Time Is Prescriptive, and It’s Different for Everyone
When I say time is prescriptive, I mean that the duration and intensity of your healing process are directly connected to what happened to you, not what you think is wrong with you. A woman going through a divorce who also carries a childhood wound of abandonment is not just processing the end of a marriage. She is processing every moment in her life that felt like being left. A father whose adult son is choosing addiction over recovery is not just grieving his child’s choices. He is confronting his own helplessness, his own wounds around control or not being enough, his own terror of loss.
How you navigate that time, what tools you use, what support you seek, and what practices you build is also entirely individual. Your repair is not someone else’s repair. Your inner child may need stillness and reassurance. Someone else may need permission to be angry. Your adolescent self may need firm boundaries and a time-out chair. Someone else may need to feel truly seen for the first time.
This is what I mean by Healthy Adult repairs. The Healthy Adult is you at your highest good, the part of you that can observe the activation, name the wound, identify which developmental part is running the show, and choose a different response. Not a perfect response. A different one. A healthier one. One that doesn’t send you boarding the Crazy Train and then drowning in shame afterward.
Building that Healthy Adult takes time. Practicing those repairs takes time. And even after years of practice, new activations will come because life doesn’t stop delivering loss and disruption just because you’ve done your work.
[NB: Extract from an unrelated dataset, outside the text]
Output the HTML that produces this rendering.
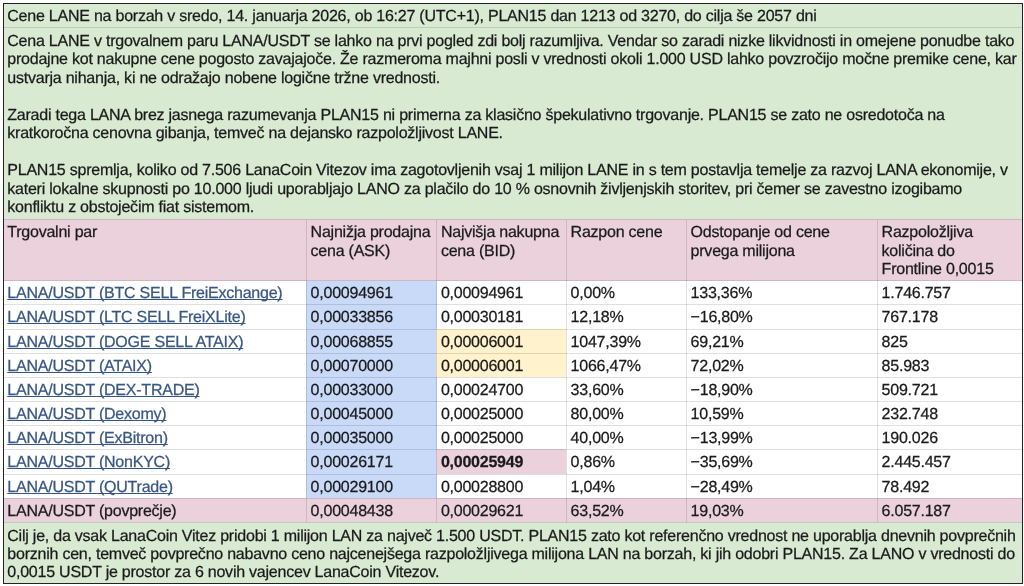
<!DOCTYPE html>
<html><head><meta charset="utf-8"><style>
html,body{margin:0;padding:0;background:#fff;width:1024px;height:586px;overflow:hidden}
#wrap{position:absolute;left:0;top:0;width:1024px;height:586px;background:#fff;filter:blur(0.3px)}
body{position:relative;font-family:"Liberation Sans",sans-serif;font-size:16px;letter-spacing:-0.23px;text-rendering:geometricPrecision;color:#1a1a1a}
.r{position:absolute}
.t{position:absolute;white-space:nowrap;line-height:18.4px;-webkit-text-stroke:0.25px currentColor}
.a{color:#385683;text-decoration:underline;text-decoration-skip-ink:none}
.b{font-weight:bold}
#box{position:absolute;left:3px;top:3px;width:1018px;height:579px;border:1px solid #222}
</style></head><body><div id="wrap">
<div class="r" style="left:4px;top:4px;width:1018px;height:215px;background:#d9ead3"></div>
<div class="r" style="left:4px;top:219px;width:1018px;height:62px;background:#ead1dc"></div>
<div class="r" style="left:306px;top:281px;width:131px;height:217px;background:#c9daf8"></div>
<div class="r" style="left:436px;top:329px;width:130px;height:48px;background:#fff2cc"></div>
<div class="r" style="left:436px;top:449px;width:130px;height:25px;background:#ead1dc"></div>
<div class="r" style="left:4px;top:498px;width:1018px;height:24px;background:#ead1dc"></div>
<div class="r" style="left:4px;top:522px;width:1018px;height:61px;background:#d9ead3"></div>
<div class="r" style="left:4px;top:27px;width:1018px;height:1px;background:rgba(0,0,0,0.12)"></div>
<div class="r" style="left:4px;top:219px;width:1018px;height:1px;background:rgba(0,0,0,0.12)"></div>
<div class="r" style="left:4px;top:280px;width:1018px;height:1px;background:rgba(0,0,0,0.12)"></div>
<div class="r" style="left:4px;top:304px;width:1018px;height:1px;background:rgba(0,0,0,0.12)"></div>
<div class="r" style="left:4px;top:329px;width:1018px;height:1px;background:rgba(0,0,0,0.12)"></div>
<div class="r" style="left:4px;top:353px;width:1018px;height:1px;background:rgba(0,0,0,0.12)"></div>
<div class="r" style="left:4px;top:377px;width:1018px;height:1px;background:rgba(0,0,0,0.12)"></div>
<div class="r" style="left:4px;top:401px;width:1018px;height:1px;background:rgba(0,0,0,0.12)"></div>
<div class="r" style="left:4px;top:425px;width:1018px;height:1px;background:rgba(0,0,0,0.12)"></div>
<div class="r" style="left:4px;top:449px;width:1018px;height:1px;background:rgba(0,0,0,0.12)"></div>
<div class="r" style="left:4px;top:474px;width:1018px;height:1px;background:rgba(0,0,0,0.12)"></div>
<div class="r" style="left:4px;top:498px;width:1018px;height:1px;background:rgba(0,0,0,0.12)"></div>
<div class="r" style="left:4px;top:522px;width:1018px;height:1px;background:rgba(0,0,0,0.12)"></div>
<div class="r" style="left:306px;top:220px;width:1px;height:302px;background:rgba(0,0,0,0.12)"></div>
<div class="r" style="left:436px;top:220px;width:1px;height:302px;background:rgba(0,0,0,0.12)"></div>
<div class="r" style="left:566px;top:220px;width:1px;height:302px;background:rgba(0,0,0,0.12)"></div>
<div class="r" style="left:686px;top:220px;width:1px;height:302px;background:rgba(0,0,0,0.12)"></div>
<div class="r" style="left:877px;top:220px;width:1px;height:302px;background:rgba(0,0,0,0.12)"></div>
<div class="t" style="left:7.3px;top:8.40px">Cene LANE na borzah v sredo, 14. januarja 2026, ob 16:27 (UTC+1), PLAN15 dan 1213 od 3270, do cilja še 2057 dni</div>
<div class="t" style="left:7.3px;top:32.70px">Cena LANE v trgovalnem paru LANA/USDT se lahko na prvi pogled zdi bolj razumljiva. Vendar so zaradi nizke likvidnosti in omejene ponudbe tako</div>
<div class="t" style="left:7.3px;top:51.20px">prodajne kot nakupne cene pogosto zavajajoče. Že razmeroma majhni posli v vrednosti okoli 1.000 USD lahko povzročijo močne premike cene, kar</div>
<div class="t" style="left:7.3px;top:69.70px">ustvarja nihanja, ki ne odražajo nobene logične tržne vrednosti.</div>
<div class="t" style="left:7.3px;top:106.70px">Zaradi tega LANA brez jasnega razumevanja PLAN15 ni primerna za klasično špekulativno trgovanje. PLAN15 se zato ne osredotoča na</div>
<div class="t" style="left:7.3px;top:125.20px">kratkoročna cenovna gibanja, temveč na dejansko razpoložljivost LANE.</div>
<div class="t" style="left:7.3px;top:162.20px">PLAN15 spremlja, koliko od 7.506 LanaCoin Vitezov ima zagotovljenih vsaj 1 milijon LANE in s tem postavlja temelje za razvoj LANA ekonomije, v</div>
<div class="t" style="left:7.3px;top:180.70px">kateri lokalne skupnosti po 10.000 ljudi uporabljajo LANO za plačilo do 10 % osnovnih življenjskih storitev, pri čemer se zavestno izogibamo</div>
<div class="t" style="left:7.3px;top:199.20px">konfliktu z obstoječim fiat sistemom.</div>
<div class="t" style="left:7.3px;top:224.30px">Trgovalni par</div>
<div class="t" style="left:310.6px;top:224.30px">Najnižja prodajna</div>
<div class="t" style="left:310.6px;top:242.80px">cena (ASK)</div>
<div class="t" style="left:440.9px;top:224.30px">Najvišja nakupna</div>
<div class="t" style="left:440.9px;top:242.80px">cena (BID)</div>
<div class="t" style="left:570.6px;top:224.30px">Razpon cene</div>
<div class="t" style="left:690.6px;top:224.30px">Odstopanje od cene</div>
<div class="t" style="left:690.6px;top:242.80px">prvega milijona</div>
<div class="t" style="left:881.6px;top:224.30px">Razpoložljiva</div>
<div class="t" style="left:881.6px;top:242.80px">količina do</div>
<div class="t" style="left:881.6px;top:261.30px">Frontline 0,0015</div>
<div class="t a" style="left:7.3px;top:285.30px">LANA/USDT (BTC SELL FreiExchange)</div>
<div class="t" style="left:310.6px;top:285.30px">0,00094961</div>
<div class="t" style="left:440.9px;top:285.30px">0,00094961</div>
<div class="t" style="left:570.6px;top:285.30px">0,00%</div>
<div class="t" style="left:690.6px;top:285.30px">133,36%</div>
<div class="t" style="left:881.6px;top:285.30px">1.746.757</div>
<div class="t a" style="left:7.3px;top:309.47px">LANA/USDT (LTC SELL FreiXLite)</div>
<div class="t" style="left:310.6px;top:309.47px">0,00033856</div>
<div class="t" style="left:440.9px;top:309.47px">0,00030181</div>
<div class="t" style="left:570.6px;top:309.47px">12,18%</div>
<div class="t" style="left:690.6px;top:309.47px">−16,80%</div>
<div class="t" style="left:881.6px;top:309.47px">767.178</div>
<div class="t a" style="left:7.3px;top:333.64px">LANA/USDT (DOGE SELL ATAIX)</div>
<div class="t" style="left:310.6px;top:333.64px">0,00068855</div>
<div class="t" style="left:440.9px;top:333.64px">0,00006001</div>
<div class="t" style="left:570.6px;top:333.64px">1047,39%</div>
<div class="t" style="left:690.6px;top:333.64px">69,21%</div>
<div class="t" style="left:881.6px;top:333.64px">825</div>
<div class="t a" style="left:7.3px;top:357.81px">LANA/USDT (ATAIX)</div>
<div class="t" style="left:310.6px;top:357.81px">0,00070000</div>
<div class="t" style="left:440.9px;top:357.81px">0,00006001</div>
<div class="t" style="left:570.6px;top:357.81px">1066,47%</div>
<div class="t" style="left:690.6px;top:357.81px">72,02%</div>
<div class="t" style="left:881.6px;top:357.81px">85.983</div>
<div class="t a" style="left:7.3px;top:381.98px">LANA/USDT (DEX-TRADE)</div>
<div class="t" style="left:310.6px;top:381.98px">0,00033000</div>
<div class="t" style="left:440.9px;top:381.98px">0,00024700</div>
<div class="t" style="left:570.6px;top:381.98px">33,60%</div>
<div class="t" style="left:690.6px;top:381.98px">−18,90%</div>
<div class="t" style="left:881.6px;top:381.98px">509.721</div>
<div class="t a" style="left:7.3px;top:406.15px">LANA/USDT (Dexomy)</div>
<div class="t" style="left:310.6px;top:406.15px">0,00045000</div>
<div class="t" style="left:440.9px;top:406.15px">0,00025000</div>
<div class="t" style="left:570.6px;top:406.15px">80,00%</div>
<div class="t" style="left:690.6px;top:406.15px">10,59%</div>
<div class="t" style="left:881.6px;top:406.15px">232.748</div>
<div class="t a" style="left:7.3px;top:430.32px">LANA/USDT (ExBitron)</div>
<div class="t" style="left:310.6px;top:430.32px">0,00035000</div>
<div class="t" style="left:440.9px;top:430.32px">0,00025000</div>
<div class="t" style="left:570.6px;top:430.32px">40,00%</div>
<div class="t" style="left:690.6px;top:430.32px">−13,99%</div>
<div class="t" style="left:881.6px;top:430.32px">190.026</div>
<div class="t a" style="left:7.3px;top:454.49px">LANA/USDT (NonKYC)</div>
<div class="t" style="left:310.6px;top:454.49px">0,00026171</div>
<div class="t b" style="left:440.9px;top:454.49px">0,00025949</div>
<div class="t" style="left:570.6px;top:454.49px">0,86%</div>
<div class="t" style="left:690.6px;top:454.49px">−35,69%</div>
<div class="t" style="left:881.6px;top:454.49px">2.445.457</div>
<div class="t a" style="left:7.3px;top:478.66px">LANA/USDT (QUTrade)</div>
<div class="t" style="left:310.6px;top:478.66px">0,00029100</div>
<div class="t" style="left:440.9px;top:478.66px">0,00028800</div>
<div class="t" style="left:570.6px;top:478.66px">1,04%</div>
<div class="t" style="left:690.6px;top:478.66px">−28,49%</div>
<div class="t" style="left:881.6px;top:478.66px">78.492</div>
<div class="t" style="left:7.3px;top:502.83px">LANA/USDT (povprečje)</div>
<div class="t" style="left:310.6px;top:502.83px">0,00048438</div>
<div class="t" style="left:440.9px;top:502.83px">0,00029621</div>
<div class="t" style="left:570.6px;top:502.83px">63,52%</div>
<div class="t" style="left:690.6px;top:502.83px">19,03%</div>
<div class="t" style="left:881.6px;top:502.83px">6.057.187</div>
<div class="t" style="left:7.3px;top:527.70px">Cilj je, da vsak LanaCoin Vitez pridobi 1 milijon LAN za največ 1.500 USDT. PLAN15 zato kot referenčno vrednost ne uporablja dnevnih povprečnih</div>
<div class="t" style="left:7.3px;top:545.80px">borznih cen, temveč povprečno nabavno ceno najcenejšega razpoložljivega milijona LAN na borzah, ki jih odobri PLAN15. Za LANO v vrednosti do</div>
<div class="t" style="left:7.3px;top:563.90px">0,0015 USDT je prostor za 6 novih vajencev LanaCoin Vitezov.</div>
<div id="box"></div>
</div></body></html>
What changes is your capacity to move through it without being destroyed by it. What changes is the speed at which you can access your Healthy Adult when your parts are activated.
That is the real progress. Not the absence of pain. The ability to be in it without losing yourself.
What I Want You to Hear
If you are in the middle of it right now, if your wound has been reactivated and you feel like you’re underwater, I want you to hear this:
You are not broken. You are activated. There is a difference.
The feelings flooding your body are not evidence that you’ve failed at healing. They are evidence that you are a human being who experienced deep relational wounding and is now facing something that touches that wound again. Your body is doing what bodies do: it is responding to a perceived threat with the full force of its history.
You do not need to be fixed. You need to understand yourself first. You need to know your wound by name so you can recognize it when it shows up. You need to understand your Survival Patterns so you can see them for what they are: old skills that kept you alive but are no longer serving you. And you need to build, with support and over time, a Healthy Adult who can step in when those younger parts of you take over.
This is not a call for perfection. It is a call for practice. A system you can return to when the feelings become overwhelming and boarding the Crazy Train seems like the only option. Over time, your time, not anyone else’s, the feelings that once consumed you become more manageable. Not gone. More manageable. More tolerable. Because you have the tools and the repairs to move through them, rather than being swallowed by them.
That is what I call Relational Freedom. Not the absence of the wound. The freedom to live with it differently.